## SUPPLIED DATA
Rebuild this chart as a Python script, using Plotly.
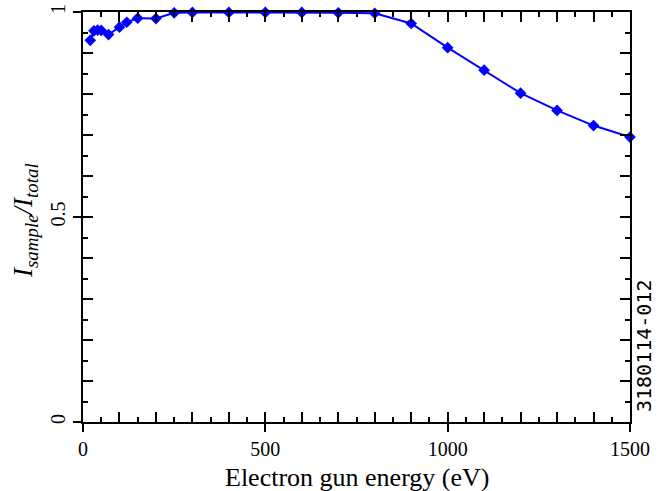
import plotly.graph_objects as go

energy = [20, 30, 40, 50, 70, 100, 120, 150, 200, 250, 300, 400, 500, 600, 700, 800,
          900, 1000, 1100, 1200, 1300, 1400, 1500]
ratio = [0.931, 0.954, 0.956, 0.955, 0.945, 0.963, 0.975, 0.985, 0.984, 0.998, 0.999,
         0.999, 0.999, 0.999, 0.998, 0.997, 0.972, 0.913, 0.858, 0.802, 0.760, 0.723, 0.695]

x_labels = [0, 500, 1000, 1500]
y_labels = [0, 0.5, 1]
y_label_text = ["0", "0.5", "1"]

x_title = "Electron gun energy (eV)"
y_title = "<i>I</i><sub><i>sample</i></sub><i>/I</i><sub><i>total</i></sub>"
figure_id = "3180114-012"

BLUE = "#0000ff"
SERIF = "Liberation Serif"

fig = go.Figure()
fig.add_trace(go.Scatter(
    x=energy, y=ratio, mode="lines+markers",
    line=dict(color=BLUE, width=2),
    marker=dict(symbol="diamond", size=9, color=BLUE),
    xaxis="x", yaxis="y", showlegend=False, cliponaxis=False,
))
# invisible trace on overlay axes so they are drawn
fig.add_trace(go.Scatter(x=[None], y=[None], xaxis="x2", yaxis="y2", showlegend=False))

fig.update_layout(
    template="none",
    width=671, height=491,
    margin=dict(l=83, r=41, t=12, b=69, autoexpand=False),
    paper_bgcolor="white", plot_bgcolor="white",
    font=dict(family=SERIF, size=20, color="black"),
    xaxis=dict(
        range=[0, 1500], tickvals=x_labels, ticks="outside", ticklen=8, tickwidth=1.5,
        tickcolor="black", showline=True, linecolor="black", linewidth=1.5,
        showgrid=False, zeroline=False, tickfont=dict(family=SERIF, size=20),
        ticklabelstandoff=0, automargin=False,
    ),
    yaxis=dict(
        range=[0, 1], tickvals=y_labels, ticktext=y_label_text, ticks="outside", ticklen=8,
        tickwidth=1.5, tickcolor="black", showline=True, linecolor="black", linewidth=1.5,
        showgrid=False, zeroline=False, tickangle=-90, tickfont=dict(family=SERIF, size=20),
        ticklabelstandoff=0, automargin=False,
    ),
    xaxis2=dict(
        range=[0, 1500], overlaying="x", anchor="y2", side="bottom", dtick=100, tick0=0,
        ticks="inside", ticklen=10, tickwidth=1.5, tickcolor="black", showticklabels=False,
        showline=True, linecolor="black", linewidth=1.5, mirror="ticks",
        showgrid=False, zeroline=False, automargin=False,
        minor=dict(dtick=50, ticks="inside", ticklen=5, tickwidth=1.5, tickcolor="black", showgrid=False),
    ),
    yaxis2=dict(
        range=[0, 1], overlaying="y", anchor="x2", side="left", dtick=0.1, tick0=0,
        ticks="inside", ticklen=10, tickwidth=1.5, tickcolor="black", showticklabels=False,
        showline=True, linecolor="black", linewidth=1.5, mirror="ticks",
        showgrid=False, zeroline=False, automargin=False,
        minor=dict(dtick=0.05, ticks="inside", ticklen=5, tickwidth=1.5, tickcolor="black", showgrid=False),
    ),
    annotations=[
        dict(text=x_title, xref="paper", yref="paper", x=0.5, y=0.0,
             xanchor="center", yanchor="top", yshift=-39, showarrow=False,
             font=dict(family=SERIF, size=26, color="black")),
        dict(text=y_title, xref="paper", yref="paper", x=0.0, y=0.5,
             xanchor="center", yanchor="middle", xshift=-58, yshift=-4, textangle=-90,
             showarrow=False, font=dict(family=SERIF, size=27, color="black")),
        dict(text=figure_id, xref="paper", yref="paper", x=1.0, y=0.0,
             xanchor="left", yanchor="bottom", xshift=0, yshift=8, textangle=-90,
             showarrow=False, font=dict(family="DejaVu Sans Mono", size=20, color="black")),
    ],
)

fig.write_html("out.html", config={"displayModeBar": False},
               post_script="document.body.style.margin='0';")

...

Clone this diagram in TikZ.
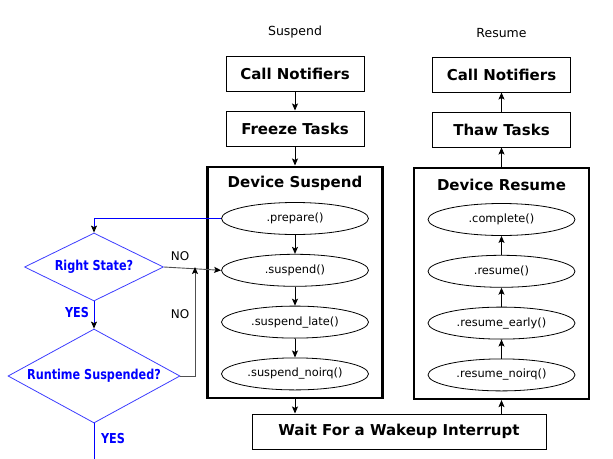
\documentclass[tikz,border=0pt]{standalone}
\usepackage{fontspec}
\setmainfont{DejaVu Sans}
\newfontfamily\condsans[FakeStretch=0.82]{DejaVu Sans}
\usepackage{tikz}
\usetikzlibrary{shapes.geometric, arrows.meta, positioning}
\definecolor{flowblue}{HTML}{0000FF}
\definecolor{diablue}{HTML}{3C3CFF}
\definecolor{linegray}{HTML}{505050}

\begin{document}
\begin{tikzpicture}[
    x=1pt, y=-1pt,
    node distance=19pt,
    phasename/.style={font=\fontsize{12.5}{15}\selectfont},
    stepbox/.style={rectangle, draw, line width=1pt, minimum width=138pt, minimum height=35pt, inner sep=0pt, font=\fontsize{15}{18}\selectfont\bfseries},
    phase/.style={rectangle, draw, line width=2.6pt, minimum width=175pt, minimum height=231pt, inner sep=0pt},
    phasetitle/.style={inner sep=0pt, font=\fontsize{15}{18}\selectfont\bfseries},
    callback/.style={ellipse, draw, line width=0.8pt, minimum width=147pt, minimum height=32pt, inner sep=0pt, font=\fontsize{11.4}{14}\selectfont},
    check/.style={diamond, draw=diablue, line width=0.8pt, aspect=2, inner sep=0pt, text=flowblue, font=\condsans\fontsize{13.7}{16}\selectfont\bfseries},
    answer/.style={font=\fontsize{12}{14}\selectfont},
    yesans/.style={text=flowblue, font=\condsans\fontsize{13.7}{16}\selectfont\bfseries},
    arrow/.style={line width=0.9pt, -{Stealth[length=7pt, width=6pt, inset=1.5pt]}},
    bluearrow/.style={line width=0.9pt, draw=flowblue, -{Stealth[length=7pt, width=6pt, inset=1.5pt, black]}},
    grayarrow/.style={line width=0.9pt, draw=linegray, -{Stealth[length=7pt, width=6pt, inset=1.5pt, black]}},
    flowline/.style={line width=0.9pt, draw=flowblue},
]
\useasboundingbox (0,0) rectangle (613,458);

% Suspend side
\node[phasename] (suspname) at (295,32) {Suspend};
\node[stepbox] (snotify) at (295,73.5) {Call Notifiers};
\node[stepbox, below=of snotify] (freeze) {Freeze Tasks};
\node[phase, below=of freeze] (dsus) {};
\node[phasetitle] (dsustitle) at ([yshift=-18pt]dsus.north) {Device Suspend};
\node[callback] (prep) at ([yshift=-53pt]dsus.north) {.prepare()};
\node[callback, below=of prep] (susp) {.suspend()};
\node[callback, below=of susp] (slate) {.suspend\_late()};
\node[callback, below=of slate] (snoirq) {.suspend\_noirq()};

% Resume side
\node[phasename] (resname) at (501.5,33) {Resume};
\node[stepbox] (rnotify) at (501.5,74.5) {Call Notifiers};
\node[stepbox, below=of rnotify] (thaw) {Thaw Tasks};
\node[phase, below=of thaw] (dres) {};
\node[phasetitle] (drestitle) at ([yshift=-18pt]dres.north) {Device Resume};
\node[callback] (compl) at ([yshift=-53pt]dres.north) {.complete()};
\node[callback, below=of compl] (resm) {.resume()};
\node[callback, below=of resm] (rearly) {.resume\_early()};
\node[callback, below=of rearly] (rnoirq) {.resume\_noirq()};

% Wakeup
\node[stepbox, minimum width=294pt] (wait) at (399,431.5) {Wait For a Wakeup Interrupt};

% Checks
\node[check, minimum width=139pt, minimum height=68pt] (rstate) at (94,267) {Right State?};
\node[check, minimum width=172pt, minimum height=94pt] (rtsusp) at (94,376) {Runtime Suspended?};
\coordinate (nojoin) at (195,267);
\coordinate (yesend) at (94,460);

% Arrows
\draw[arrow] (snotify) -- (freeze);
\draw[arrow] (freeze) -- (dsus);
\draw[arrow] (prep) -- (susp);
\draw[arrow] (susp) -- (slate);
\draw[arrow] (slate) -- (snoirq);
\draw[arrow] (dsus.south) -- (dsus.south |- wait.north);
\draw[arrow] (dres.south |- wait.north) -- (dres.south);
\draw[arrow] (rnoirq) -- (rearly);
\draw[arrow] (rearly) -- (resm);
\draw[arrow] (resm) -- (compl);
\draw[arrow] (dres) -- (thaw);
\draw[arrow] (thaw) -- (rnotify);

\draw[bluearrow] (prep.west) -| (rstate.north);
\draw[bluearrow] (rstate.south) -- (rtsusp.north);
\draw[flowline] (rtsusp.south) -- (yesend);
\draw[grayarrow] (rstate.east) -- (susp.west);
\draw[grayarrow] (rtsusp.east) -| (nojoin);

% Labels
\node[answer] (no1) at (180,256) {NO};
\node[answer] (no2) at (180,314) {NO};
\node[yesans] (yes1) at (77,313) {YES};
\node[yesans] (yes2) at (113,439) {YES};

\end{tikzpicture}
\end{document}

...

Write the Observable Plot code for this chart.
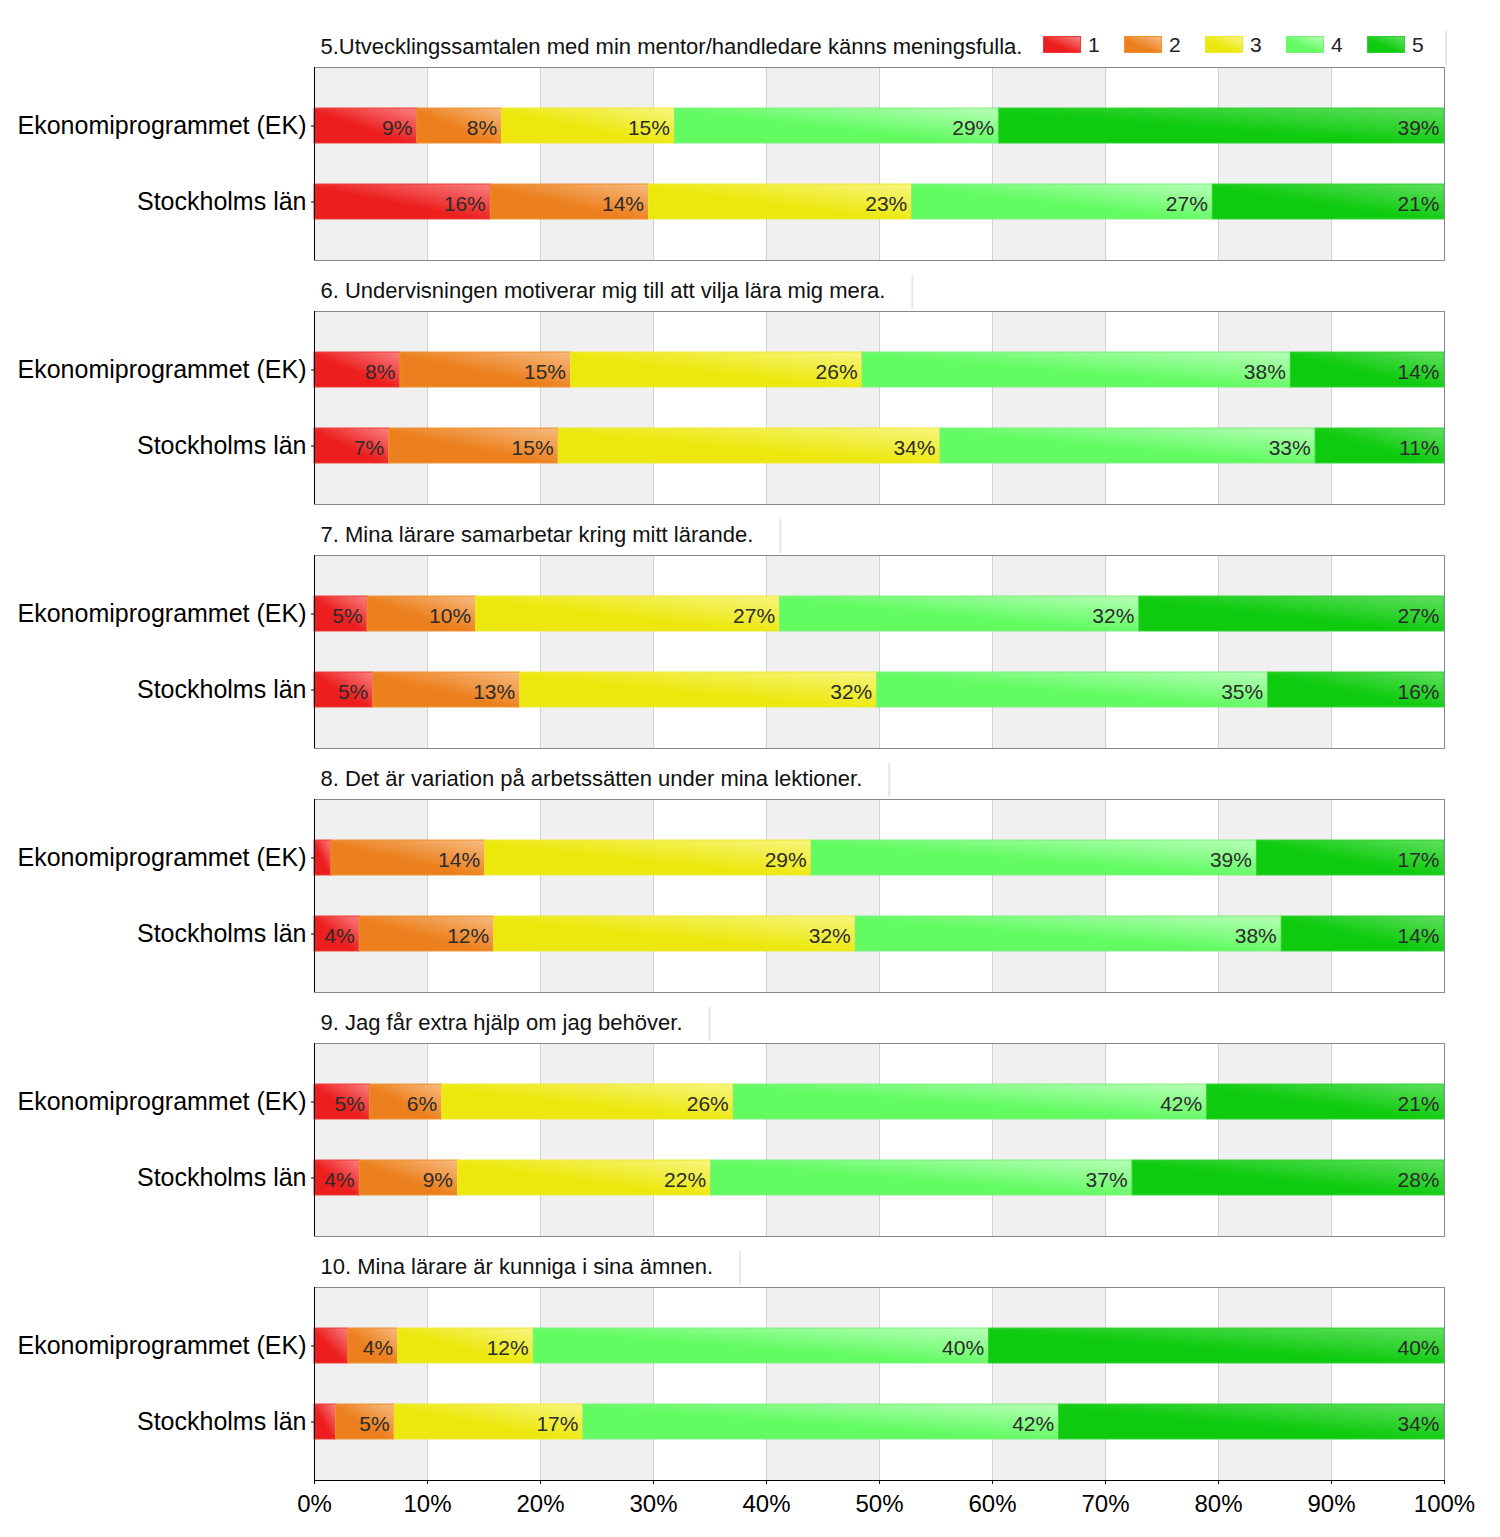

## TASK STATEMENT
Find the lines of the material that hold the word "chart" and report their count alone.

## FULL ANSWER
2